*SHORT EXERCISE*.
Everything from the first line of the data below through the line that contains "const defined = (arr)" should be written out exactly, please, and nothing more; the pictures stay out.

*MATERIAL PROVIDED*.

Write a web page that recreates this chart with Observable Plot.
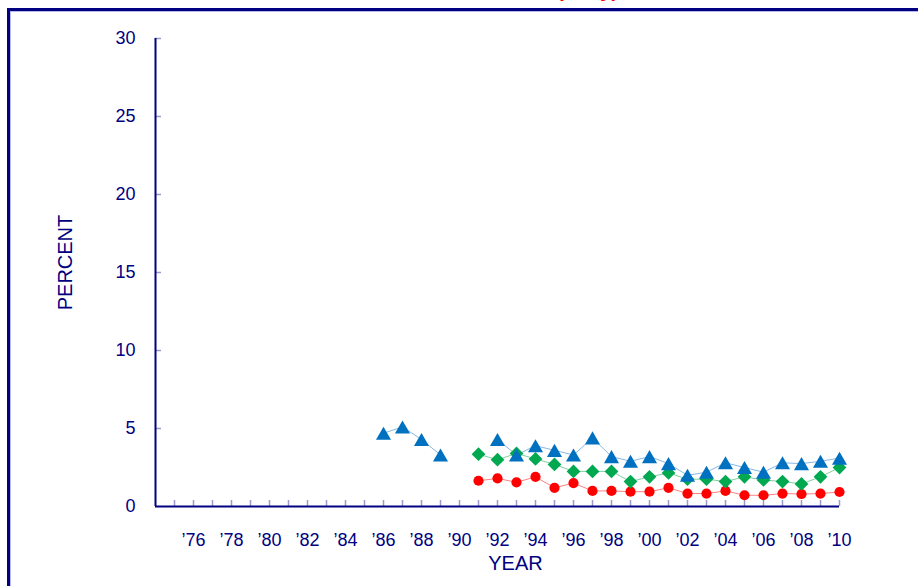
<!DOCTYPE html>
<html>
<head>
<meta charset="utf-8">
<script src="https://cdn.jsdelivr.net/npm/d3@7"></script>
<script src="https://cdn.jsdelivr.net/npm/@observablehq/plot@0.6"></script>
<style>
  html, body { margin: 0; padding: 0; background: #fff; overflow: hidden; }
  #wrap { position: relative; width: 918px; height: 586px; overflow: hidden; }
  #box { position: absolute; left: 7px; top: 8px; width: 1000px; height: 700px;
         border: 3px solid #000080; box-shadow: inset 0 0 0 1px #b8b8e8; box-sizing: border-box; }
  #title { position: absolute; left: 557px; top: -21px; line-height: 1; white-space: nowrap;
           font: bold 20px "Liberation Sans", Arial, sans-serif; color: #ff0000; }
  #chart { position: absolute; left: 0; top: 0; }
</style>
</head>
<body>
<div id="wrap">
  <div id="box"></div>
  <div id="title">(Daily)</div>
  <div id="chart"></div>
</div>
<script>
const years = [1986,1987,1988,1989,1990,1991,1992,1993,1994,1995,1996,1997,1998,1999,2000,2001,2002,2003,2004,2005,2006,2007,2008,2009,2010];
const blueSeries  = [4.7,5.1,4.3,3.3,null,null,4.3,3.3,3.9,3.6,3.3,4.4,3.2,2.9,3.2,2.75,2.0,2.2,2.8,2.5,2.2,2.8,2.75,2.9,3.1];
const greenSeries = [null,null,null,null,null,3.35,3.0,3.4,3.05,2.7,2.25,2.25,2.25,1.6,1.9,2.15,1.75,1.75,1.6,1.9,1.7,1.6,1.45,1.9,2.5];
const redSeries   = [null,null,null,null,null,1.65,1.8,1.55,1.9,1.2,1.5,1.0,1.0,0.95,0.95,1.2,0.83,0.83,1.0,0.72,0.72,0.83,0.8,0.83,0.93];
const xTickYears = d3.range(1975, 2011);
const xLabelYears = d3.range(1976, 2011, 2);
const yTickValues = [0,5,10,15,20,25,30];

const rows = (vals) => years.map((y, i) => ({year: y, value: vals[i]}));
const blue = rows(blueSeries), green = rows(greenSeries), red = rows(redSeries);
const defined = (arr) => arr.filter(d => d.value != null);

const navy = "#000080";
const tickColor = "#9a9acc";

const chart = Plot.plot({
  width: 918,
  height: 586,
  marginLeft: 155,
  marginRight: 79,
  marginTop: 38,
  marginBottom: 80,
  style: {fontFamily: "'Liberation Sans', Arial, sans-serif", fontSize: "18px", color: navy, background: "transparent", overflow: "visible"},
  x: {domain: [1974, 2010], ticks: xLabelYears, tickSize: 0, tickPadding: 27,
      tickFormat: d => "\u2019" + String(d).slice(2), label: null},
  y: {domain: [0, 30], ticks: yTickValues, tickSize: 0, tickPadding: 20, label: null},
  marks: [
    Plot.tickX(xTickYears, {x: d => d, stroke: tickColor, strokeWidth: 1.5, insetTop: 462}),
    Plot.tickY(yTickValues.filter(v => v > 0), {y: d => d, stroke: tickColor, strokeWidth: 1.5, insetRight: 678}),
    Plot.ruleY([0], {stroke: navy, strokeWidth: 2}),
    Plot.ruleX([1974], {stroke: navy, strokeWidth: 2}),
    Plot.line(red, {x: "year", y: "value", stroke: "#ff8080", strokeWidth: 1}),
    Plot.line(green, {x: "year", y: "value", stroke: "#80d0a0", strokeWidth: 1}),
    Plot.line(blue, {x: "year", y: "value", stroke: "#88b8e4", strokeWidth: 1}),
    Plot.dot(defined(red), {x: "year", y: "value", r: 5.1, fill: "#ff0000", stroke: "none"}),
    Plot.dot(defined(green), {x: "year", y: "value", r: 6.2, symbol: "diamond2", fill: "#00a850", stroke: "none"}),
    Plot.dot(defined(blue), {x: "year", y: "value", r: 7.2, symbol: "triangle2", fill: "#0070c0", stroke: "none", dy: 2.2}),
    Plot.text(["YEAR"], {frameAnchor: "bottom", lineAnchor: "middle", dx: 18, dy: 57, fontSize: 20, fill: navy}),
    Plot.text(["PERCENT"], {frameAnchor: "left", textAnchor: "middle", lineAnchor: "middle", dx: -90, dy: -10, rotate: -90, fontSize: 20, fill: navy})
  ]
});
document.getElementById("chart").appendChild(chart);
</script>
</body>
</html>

*OUTPUT FOR THIS EXERCISE*.
Write a web page that recreates this chart with Observable Plot.
<!DOCTYPE html>
<html>
<head>
<meta charset="utf-8">
<script src="https://cdn.jsdelivr.net/npm/d3@7"></script>
<script src="https://cdn.jsdelivr.net/npm/@observablehq/plot@0.6"></script>
<style>
  html, body { margin: 0; padding: 0; background: #fff; overflow: hidden; }
  #wrap { position: relative; width: 918px; height: 586px; overflow: hidden; }
  #box { position: absolute; left: 7px; top: 8px; width: 1000px; height: 700px;
         border: 3px solid #000080; box-shadow: inset 0 0 0 1px #b8b8e8; box-sizing: border-box; }
  #title { position: absolute; left: 557px; top: -21px; line-height: 1; white-space: nowrap;
           font: bold 20px "Liberation Sans", Arial, sans-serif; color: #ff0000; }
  #chart { position: absolute; left: 0; top: 0; }
</style>
</head>
<body>
<div id="wrap">
  <div id="box"></div>
  <div id="title">(Daily)</div>
  <div id="chart"></div>
</div>
<script>
const years = [1986,1987,1988,1989,1990,1991,1992,1993,1994,1995,1996,1997,1998,1999,2000,2001,2002,2003,2004,2005,2006,2007,2008,2009,2010];
const blueSeries  = [4.7,5.1,4.3,3.3,null,null,4.3,3.3,3.9,3.6,3.3,4.4,3.2,2.9,3.2,2.75,2.0,2.2,2.8,2.5,2.2,2.8,2.75,2.9,3.1];
const greenSeries = [null,null,null,null,null,3.35,3.0,3.4,3.05,2.7,2.25,2.25,2.25,1.6,1.9,2.15,1.75,1.75,1.6,1.9,1.7,1.6,1.45,1.9,2.5];
const redSeries   = [null,null,null,null,null,1.65,1.8,1.55,1.9,1.2,1.5,1.0,1.0,0.95,0.95,1.2,0.83,0.83,1.0,0.72,0.72,0.83,0.8,0.83,0.93];
const xTickYears = d3.range(1975, 2011);
const xLabelYears = d3.range(1976, 2011, 2);
const yTickValues = [0,5,10,15,20,25,30];

const rows = (vals) => years.map((y, i) => ({year: y, value: vals[i]}));
const blue = rows(blueSeries), green = rows(greenSeries), red = rows(redSeries);
const defined = (arr) => arr.filter(d => d.value != null);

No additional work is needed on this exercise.